A young homeless girl is running up and down between the two rows of tents, holding a teddy bear. She belongs to one of about 60 families sheltering in what was, until recently, an abandoned building on the outskirts of the French capital city.
The families, the vast majority of whom are asylum seekers, have nowhere to go. They sleep in tents in the temporary shelter at night and during the day they wander the streets of Paris.
The preparation for the opening ceremony of the Olympic Games and the resulting massive security operation in the centre of Paris has seen large numbers of homeless people displaced from makeshift camps and common rough sleeping spots, such as walkways under the bridges on the river Seine.
This recently opened shelter, which appears to be a run-down former office building, has up to 130 people sleeping in tents pitched on the floor on a given night.

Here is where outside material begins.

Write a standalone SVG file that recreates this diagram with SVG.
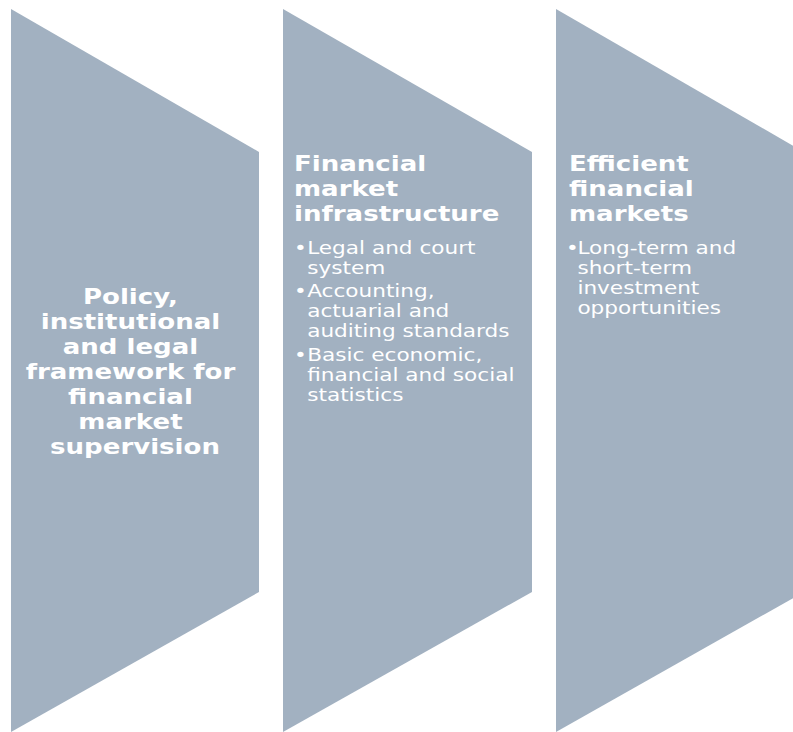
<svg xmlns="http://www.w3.org/2000/svg" width="793" height="732" viewBox="0 0 793 732">
  <style>
    .stage { fill: #A2B1C1; }
    .head { font-family: "DejaVu Sans", Verdana, sans-serif; font-weight: bold; font-size: 21px; fill: #FFFFFF; }
    .lead { font-family: "DejaVu Sans", Verdana, sans-serif; font-weight: bold; font-size: 21px; fill: #FFFFFF; text-anchor: middle; }
    .item { font-family: "DejaVu Sans", Verdana, sans-serif; font-size: 18px; fill: #FFFFFF; }
  </style>
  <rect width="793" height="732" fill="#FFFFFF"/>

  <!-- Stage 1: policy framework -->
  <g id="stage-policy">
    <polygon class="stage" points="11,9 259,152 259,592 11,732"/>
    <g transform="translate(135,0) scale(1.24,1)">
      <text class="lead">
        <tspan x="0" y="304">Policy,</tspan>
        <tspan x="0" y="329">institutional</tspan>
        <tspan x="0" y="354">and legal</tspan>
        <tspan x="0" y="379">framework for</tspan>
        <tspan x="0" y="404">financial</tspan>
        <tspan x="0" y="429">market</tspan>
        <tspan x="0" y="454">supervision</tspan>
      </text>
    </g>
  </g>

  <!-- Stage 2: market infrastructure -->
  <g id="stage-infrastructure">
    <polygon class="stage" points="283,9 532,152 532,592 283,732"/>
    <g transform="translate(294,0) scale(1.24,1)">
      <text class="head">
        <tspan x="0" y="171">Financial</tspan>
        <tspan x="0" y="196">market</tspan>
        <tspan x="0" y="221">infrastructure</tspan>
      </text>
    </g>
    <g transform="translate(294,0) scale(1.2,1)">
      <text class="item">
        <tspan x="0" y="254">•</tspan><tspan x="11" y="254">Legal and court</tspan>
        <tspan x="11" y="274">system</tspan>
        <tspan x="0" y="297">•</tspan><tspan x="11" y="297">Accounting,</tspan>
        <tspan x="11" y="317">actuarial and</tspan>
        <tspan x="11" y="337">auditing standards</tspan>
        <tspan x="0" y="361">•</tspan><tspan x="11" y="361">Basic economic,</tspan>
        <tspan x="11" y="381">financial and social</tspan>
        <tspan x="11" y="401">statistics</tspan>
      </text>
    </g>
  </g>

  <!-- Stage 3: efficient markets (runs past the right edge) -->
  <g id="stage-markets">
    <polygon class="stage" points="556,9 804,152 804,592 556,732"/>
    <g transform="translate(569,0) scale(1.24,1)">
      <text class="head">
        <tspan x="0" y="171">Efficient</tspan>
        <tspan x="0" y="196">financial</tspan>
        <tspan x="0" y="221">markets</tspan>
      </text>
    </g>
    <g transform="translate(566,0) scale(1.2,1)">
      <text class="item">
        <tspan x="0" y="254">•</tspan><tspan x="9.5" y="254">Long-term and</tspan>
        <tspan x="9.5" y="274">short-term</tspan>
        <tspan x="9.5" y="294">investment</tspan>
        <tspan x="9.5" y="314">opportunities</tspan>
      </text>
    </g>
  </g>

  <!-- no connectors: the stages abut as a chevron sequence -->
  <g id="connectors"/>
</svg>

It is run by Utopia 56, an organisation that works with homeless asylum seekers. Six staff are present overnight, but the organisation does not have the manpower to allow people to stay during the day, so they must leave each morning.
Since last year the French government has been relocating homeless asylum seekers from Paris to other cities and towns, offering them up to three weeks in temporary housing if they agree to move. Many end up drifting back to Paris where they have a support network.

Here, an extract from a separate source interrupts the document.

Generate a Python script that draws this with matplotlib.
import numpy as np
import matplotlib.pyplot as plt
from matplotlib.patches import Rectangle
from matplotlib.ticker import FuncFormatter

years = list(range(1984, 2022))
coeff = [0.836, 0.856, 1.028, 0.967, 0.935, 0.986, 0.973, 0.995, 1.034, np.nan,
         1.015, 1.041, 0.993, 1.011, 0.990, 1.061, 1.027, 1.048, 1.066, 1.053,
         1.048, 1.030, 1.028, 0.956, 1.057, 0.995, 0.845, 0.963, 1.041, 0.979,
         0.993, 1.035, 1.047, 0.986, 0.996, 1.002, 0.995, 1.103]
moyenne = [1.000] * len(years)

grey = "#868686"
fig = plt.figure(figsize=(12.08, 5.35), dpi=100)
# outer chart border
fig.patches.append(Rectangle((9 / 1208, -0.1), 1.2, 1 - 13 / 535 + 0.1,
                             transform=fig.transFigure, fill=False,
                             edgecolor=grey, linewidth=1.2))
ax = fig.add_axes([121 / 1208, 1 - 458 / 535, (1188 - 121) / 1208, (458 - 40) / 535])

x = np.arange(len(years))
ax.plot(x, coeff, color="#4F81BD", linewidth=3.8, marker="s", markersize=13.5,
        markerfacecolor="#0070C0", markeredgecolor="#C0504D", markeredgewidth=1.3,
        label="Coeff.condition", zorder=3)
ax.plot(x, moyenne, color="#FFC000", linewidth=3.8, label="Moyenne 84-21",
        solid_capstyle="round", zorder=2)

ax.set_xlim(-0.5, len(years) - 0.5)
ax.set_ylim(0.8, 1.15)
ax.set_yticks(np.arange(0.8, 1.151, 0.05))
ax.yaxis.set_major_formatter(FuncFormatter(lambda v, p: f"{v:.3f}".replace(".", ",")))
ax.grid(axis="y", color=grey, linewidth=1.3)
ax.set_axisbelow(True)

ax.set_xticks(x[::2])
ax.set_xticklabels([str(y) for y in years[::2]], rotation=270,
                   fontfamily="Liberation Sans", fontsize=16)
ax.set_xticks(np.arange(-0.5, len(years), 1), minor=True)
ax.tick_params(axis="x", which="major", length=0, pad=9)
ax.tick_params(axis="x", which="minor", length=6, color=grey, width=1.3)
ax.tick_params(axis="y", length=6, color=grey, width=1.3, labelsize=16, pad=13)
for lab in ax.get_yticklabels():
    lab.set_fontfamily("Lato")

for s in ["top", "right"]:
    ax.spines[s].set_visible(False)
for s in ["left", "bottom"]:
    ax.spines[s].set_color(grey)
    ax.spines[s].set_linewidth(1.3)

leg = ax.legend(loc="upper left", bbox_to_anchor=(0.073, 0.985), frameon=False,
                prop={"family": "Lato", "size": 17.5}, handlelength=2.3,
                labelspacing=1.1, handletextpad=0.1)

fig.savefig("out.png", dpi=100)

The authorities reject the charge that this policy has any connection to the preparations for the Olympics. However, organisations working with asylum seekers claim the rate of people being bussed out of the city has increased in recent weeks.
Small migrant camps of tents pitched under the bridges along the Seine, the setting of the opening ceremony last week, have been cleared. They were replaced by metal fences and large stone blocks preventing any further tents being pitched. In central Paris on the opening weekend of the Olympics, there were still some rough sleepers lying in doorways of side streets.
The attempt to push homeless people from the centre of the city has made it harder for voluntary organisations to reach the vulnerable cohort.
One of these groups, L’Assiette Migrante, which provides hot meals to the homeless, meets each Sunday in a community centre in northern Paris.
There are two large pots of food on the boil, which will fill about 145 plastic containers to distribute that evening. “We have a very, very simple goal, to make good hot meals once a week and that’s it. We’re not pretending to do more than that,” says one of the volunteers, David Clougher.
“Our volunteers come from just about everywhere, most of them are French but then we have people from Afghanistan, we have refugees who have their status who also work with us,” he says. Clougher, a producer from Paris who has an Irish-American father, has been volunteering with the organisation for four years.
Staging the Olympics blinded politicians to the “loose ends”, such as what would happen to homeless asylum seekers during the games. “The people in the street they don’t care about sport, I mean I’m sure they would love to play football or watch a game too, but this is not the first thing they have on their minds unfortunately,” Clougher says.
The group packs the containers of curry and rice into old food delivery rider bags and set off. Three young men who are volunteering with the Malaysian Olympic team in Paris are helping out on the food run.
“We will not be able to distribute where we usually do, along the Seine, along the canal,” Clougher explains. Recently, the group was only able to hand away 40 meals one evening in a spot where they would usually distribute 150. The homeless people who have been displaced by the Olympics feel like they are being kicked around “like a ball”, he says.
The first two meals of the night are handed out to two people asking for spare change while the group is in transit on the metro.
The volunteers set up a table near Place de la Nation park, where homeless families have been told to gather. Several mothers come up with children for a dinner, which is handed out with a piece of cake and a cup of bissap, a sweet traditional African drink. Families, some carrying belongings in luggage bags, eat together on nearby benches.
After everybody is fed about half of the food is left over, so the group decides to drop the remaining meals into the shelter run by Utopia 56, located in a western suburb of Paris.
Marwan Taiebi, who manages the temporary shelter, says there has been a serious “social cleansing” of Paris in the year leading up to the Olympics. Homeless asylum seekers and other rough sleepers had been pushed out of sight. He criticises the attitude that “all the city has to be very clean for the world”. As he talks, more families with children arrive for the night. Increasingly the most vulnerable have been left in a “status of nowhere to go”, Taiebi says.
[ ‘We take a different approach to policing’: On the beat with the gardaí in ParisOpens in new window ]
The charity has an agreement with the owner of the previously vacant building, allowing them to use it as a shelter until the end of September. They are trying to extend the arrangement. If they can’t, the homeless families sleeping here will have to move on again.